Un libro trovato per caso
su uno scaffale di una libreria che sta per chiudere. Il titolo suona
interessante anche perchè contiene una parola per me magica:
"fratello". Ed ecco che entra prepotentemente nella toplist dei libri
del momento visto che ho la cattiva abitudine di praticare la lettura in
parallelo. L'argomento è quello giusto e noto e mi stupisco di non avere
sentito parlare prima del libro. Karl parla in prima persona di sè e della sua
esperienza con il fratello di Noah, autistico a basso funzionamento nato a metà
degli anni sessanta. Si trattava di un periodo di scoperta della sindrome, che
adesso, anche in considerazione di una diffusione consistente viene affrontata
con metodi e terapie tra i più diversi e controversi, da quelli cognitivo
comportamentali alle diete specifiche. Allora l'autismo era un campo di studio
pressochè vergine con poche esperienze di cura efficace e molti punti interrogativi senza una risposta. Nel
libro una parte sicuramente interessante riguarda lo sforzo della famiglia di
Karl e Noah di trovare una cura efficace per l'autismo attraverso l'inevitabile
pellegrinaggio da uno specialista ad un
altro. E' così che possiamo accedere alla prospettiva di un genitore che a quei
tempi si arrabattava, per fortuna non senza spirito critico, tra le varie
proposte terapeutiche. Infatti i genitori di Karl sono "costretti" a
fre i conti con i potenziali sensi di colpa generati dall'approccio
psicodinamico di Bettelheim (La Fortezza vuota, 1967) volto a ricondurre gli
esiti della sindrome ad una rapporto disfunzionale nella diade madre bambino,
in cui "sentimenti materni di indifferenza, negativi o ambivalenti, si
presentano quali spiegazioni dell'autismo infantile". Oppure come pionieri della terapia ABA di
Lovaas, scandinavo precursore degli approcci cognitivo comportamentali
(compreso l'uso di avversivi fisici o elettroshock). Karl descrive in modo
molto competente la fioritura di approcci per una sindrome pressochè
sconosciuta ed incompresa (come oggi?).
Karl e Noah oggi |
Veramente significativo il
vissuto di sibling che si viene a dipanare nel racconto fino ad arrivare al
disincanto della speranza che incontra la realtà. (sono volutamente vago per
non svelare troppo la trama).
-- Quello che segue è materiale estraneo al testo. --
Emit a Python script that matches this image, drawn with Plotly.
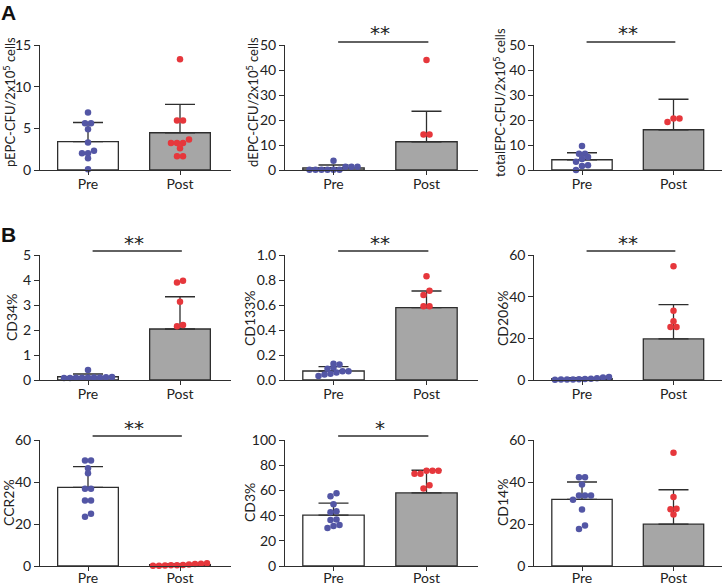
import plotly.graph_objects as go

W, H = 722, 586
groups = ["Pre", "Post"]

# ---------------- data ----------------
pepc_pre = [6.9, 5.6, 5.6, 4.9, 3.3, 2.3, 2.0, 2.0, 1.4, 0.1]
pepc_post = [13.3, 5.95, 5.95, 3.65, 3.25, 3.25, 3.25, 2.6, 1.65, 1.65]
pepc_mean = [3.4, 4.47]
pepc_sd = [2.3, 3.4]

depc_pre = [3.7, 1.3, 1.3, 1.3, 0.05, 0.05, 0.05, 0.05, 0.05, 0.05]
depc_post = [44.0, 14.2, 14.2]
depc_mean = [0.8, 11.3]
depc_sd = [1.2, 12.2]

tepc_pre = [9.6, 6.5, 6.5, 5.2, 4.4, 3.3, 1.9, 1.6, 0.0]
tepc_post = [20.6, 20.6, 19.2]
tepc_mean = [4.1, 16.1]
tepc_sd = [2.8, 12.2]

cd34_pre = [0.4, 0.12, 0.11, 0.1, 0.1, 0.1, 0.09, 0.09, 0.08, 0.08]
cd34_post = [3.97, 3.9, 3.13, 2.2, 2.15]
cd34_mean = [0.13, 2.04]
cd34_sd = [0.11, 1.29]

cd133_pre = [0.13, 0.125, 0.1, 0.09, 0.07, 0.07, 0.06, 0.05, 0.045, 0.032]
cd133_post = [0.83, 0.715, 0.68, 0.59, 0.59]
cd133_mean = [0.072, 0.579]
cd133_sd = [0.035, 0.133]

cd206_pre = [1.5, 1.2, 0.8, 0.6, 0.5, 0.4, 0.3, 0.2, 0.2, 0.1]
cd206_post = [54.6, 33.3, 28.2, 25.4, 25.4]
cd206_mean = [0.6, 19.7]
cd206_sd = [0.5, 16.5]

ccr2_pre = [50.2, 50.2, 46.5, 44.2, 36.8, 36.8, 31.2, 31.2, 24.9, 23.4]
ccr2_post = [1.3, 1.1, 0.9, 0.7, 0.5, 0.4, 0.3, 0.2, 0.1, 0.1]
ccr2_mean = [37.4, 0.6]
ccr2_sd = [9.9, 0.4]

cd3_pre = [57.7, 55.4, 49.0, 43.5, 42.7, 37.0, 36.5, 32.5, 31.8, 30.2]
cd3_post = [75.5, 75.5, 75.5, 73.3, 73.3, 64.0, 61.5]
cd3_mean = [40.3, 58.0]
cd3_sd = [9.6, 18.0]

cd14_pre = [42.3, 42.3, 38.8, 33.6, 33.6, 33.6, 31.5, 26.9, 19.3, 17.6]
cd14_post = [53.9, 32.8, 27.3, 27.0, 24.5]
cd14_mean = [31.7, 19.9]
cd14_sd = [8.3, 16.4]

y_titles = ["pEPC-CFU/2x10<sup>5</sup> cells", "dEPC-CFU/2x10<sup>5</sup> cells",
            "totalEPC-CFU/2x10<sup>5</sup> cells", "CD34%", "CD133%", "CD206%",
            "CCR2%", "CD3%", "CD14%"]
y_max = [15, 50, 50, 5, 1.0, 60, 60, 100, 60]
y_dtick = [5, 10, 10, 1, 0.2, 20, 20, 20, 20]
stars = ["", "**", "**", "**", "**", "**", "**", "*", ""]

panels = [
    (pepc_pre, pepc_post, pepc_mean, pepc_sd),
    (depc_pre, depc_post, depc_mean, depc_sd),
    (tepc_pre, tepc_post, tepc_mean, tepc_sd),
    (cd34_pre, cd34_post, cd34_mean, cd34_sd),
    (cd133_pre, cd133_post, cd133_mean, cd133_sd),
    (cd206_pre, cd206_post, cd206_mean, cd206_sd),
    (ccr2_pre, ccr2_post, ccr2_mean, ccr2_sd),
    (cd3_pre, cd3_post, cd3_mean, cd3_sd),
    (cd14_pre, cd14_post, cd14_mean, cd14_sd),
]

# ---------------- layout geometry (pixels) ----------------
pre_c = [88, 333.5, 582]
post_c = [180, 426.5, 673.5]
rows_px = [(45, 170), (255, 380), (440, 566)]
ytitle_x = [[9, 252, 499], [11, 249, 502], [8, 249, 502]]
ytitle_y = [102, 318, 503]
star_y = [33, 243, 428]
line_y = [42, 251, 436]
xlabel_standoff = [-3, -3, -5]

PRE_COL = "#5356a5"
POST_COL = "#e6373c"
BAR_COLS = ["#ffffff", "#a6a6a6"]
LINE_COL = "#2e2e2e"
FONT = "Lato, 'Open Sans', sans-serif"


def swarm(values, center, ppu_y, unit_x, d=6.0):
    order = sorted(range(len(values)), key=lambda i: values[i])
    xs = [center] * len(values)
    rows = []
    for i in order:
        if rows and (values[i] - values[rows[-1][0]]) * ppu_y < 0.8 * d:
            rows[-1].append(i)
        else:
            rows.append([i])
    for row in rows:
        n = len(row)
        for k, i in enumerate(row):
            xs[i] = center + (k - (n - 1) / 2) * d / unit_x
    return xs


fig = go.Figure()
layout = dict(width=W, height=H, margin=dict(l=0, r=0, t=0, b=0, autoexpand=False),
              plot_bgcolor="white", paper_bgcolor="white", showlegend=False,
              font=dict(family=FONT, color="#222", size=14))
annotations = []
shapes = []

for idx, (pre, post, mean, sd) in enumerate(panels):
    r, c = divmod(idx, 3)
    n = idx + 1
    xa = "x" if n == 1 else f"x{n}"
    ya = "y" if n == 1 else f"y{n}"
    unit = post_c[c] - pre_c[c]
    left_px = pre_c[c] - 0.52 * unit
    right_px = min(W, post_c[c] + 0.55 * unit)
    xr = [(left_px - pre_c[c]) / unit, (right_px - pre_c[c]) / unit]
    top, bot = rows_px[r]
    ppu = (bot - top) / y_max[idx]

    fig.add_trace(go.Bar(
        x=[0, 1], y=mean, width=0.66, xaxis=xa, yaxis=ya,
        marker=dict(color=BAR_COLS, line=dict(color=LINE_COL, width=1.3)),
        error_y=dict(type="data", symmetric=False, array=sd, arrayminus=[0, 0],
                     color=LINE_COL, thickness=1.3, width=15),
        hoverinfo="skip"))
    fig.add_trace(go.Scatter(
        x=swarm(pre, 0, ppu, unit), y=pre, mode="markers", xaxis=xa, yaxis=ya,
        marker=dict(color=PRE_COL, size=6.5), cliponaxis=False))
    fig.add_trace(go.Scatter(
        x=swarm(post, 1, ppu, unit), y=post, mode="markers", xaxis=xa, yaxis=ya,
        marker=dict(color=POST_COL, size=6.5), cliponaxis=False))

    axis_common = dict(showline=True, linecolor=LINE_COL, linewidth=1.3,
                       ticks="outside", tickcolor=LINE_COL, tickwidth=1.3,
                       showgrid=False, zeroline=False,
                       tickfont=dict(size=14, color="#222", family=FONT))
    layout["xaxis" if n == 1 else f"xaxis{n}"] = dict(
        axis_common, domain=[left_px / W, right_px / W], range=xr,
        tickvals=[0, 1], ticktext=groups, ticklen=4,
        ticklabelstandoff=xlabel_standoff[r], anchor=ya)
    layout["yaxis" if n == 1 else f"yaxis{n}"] = dict(
        axis_common, domain=[1 - bot / H, 1 - top / H], range=[0, y_max[idx]],
        dtick=y_dtick[idx], ticklen=5, anchor=xa,
        tickformat=".1f" if y_max[idx] == 1.0 else None)

    annotations.append(dict(
        x=ytitle_x[r][c] / W, y=1 - ytitle_y[r] / H, xref="paper", yref="paper",
        text=y_titles[idx], textangle=-90, showarrow=False,
        xanchor="center", yanchor="middle",
        font=dict(size=13 if r == 0 else 14, family=FONT, color="#222")))

    if stars[idx]:
        shapes.append(dict(type="line", xref=xa, yref="paper",
                           x0=0.05, x1=1.02, y0=1 - line_y[r] / H, y1=1 - line_y[r] / H,
                           line=dict(color=LINE_COL, width=1.3)))
        annotations.append(dict(
            x=0.5, y=1 - star_y[r] / H, xref=xa, yref="paper", text=stars[idx],
            showarrow=False, xanchor="center", yanchor="middle",
            font=dict(size=20, family="DejaVu Sans", color="#222")))

annotations.append(dict(x=8.5 / W, y=1 - 12.5 / H, xref="paper", yref="paper", text="<b>A</b>",
                        showarrow=False, xanchor="center", yanchor="middle",
                        font=dict(size=21, family="Liberation Sans, Arial", color="#111")))
annotations.append(dict(x=8.5 / W, y=1 - 234.5 / H, xref="paper", yref="paper", text="<b>B</b>",
                        showarrow=False, xanchor="center", yanchor="middle",
                        font=dict(size=21, family="Liberation Sans, Arial", color="#111")))

layout["annotations"] = annotations
layout["shapes"] = shapes
fig.update_layout(**layout)
fig.write_html("out.html", config={"displayModeBar": False},
               post_script="document.body.style.margin='0';document.body.style.overflow='hidden';")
Inoltre, Karl, pur descrivendo in modo chiaro le
sue vicissitudini tipiche del sibling, non si definisce mai come prototipo del
fratello, ma anzi assume un atteggiamento singolare: ci tiene molto ed a più
riprese a sottolineare il fatto che lui è Karl con una propria identità
indipendente dal fatto di essere fratello di Noah; non vuole essere
"ridotto al fratello di...", anche se in alcuni casi potrebbe fargli
molto comodo, ad esempio nel significare (o giustificare) la sua attrazione
prima e dipendenza poi dalle sostanze stupefacenti. Karl non cerca scuse per la
sua adolescenza turbolenta che ad un certo punto addirittura porta i genitori
ad essere più preoccupati per lui che per Noah, anche se riconosce il fatto che
la vita di famiglia sia stata condizionata pesantemente dall'autismo di suo
fratello. In ogni caso ci tiene alla propria identità e se ne assume fino in
fondo la responsabilità. Il finale va scoperto ma può bastare dire che Karl non
smette, ancora oggi, di testimoniare la condizione di un autistico grave adulto
e della mancanza di risorse e di attenzione per questa categoria di persone con
disabilità.
Per chi vuole approfondire
trova su YouTube un video documentario sulla famiglia di Karl e Noah girato a
più riprese a distanza di molti anni. Alcune dichiarazioni sono sconvolgenti.
Lo trovate sotto "60 Minutes Noah, part 1 e 2".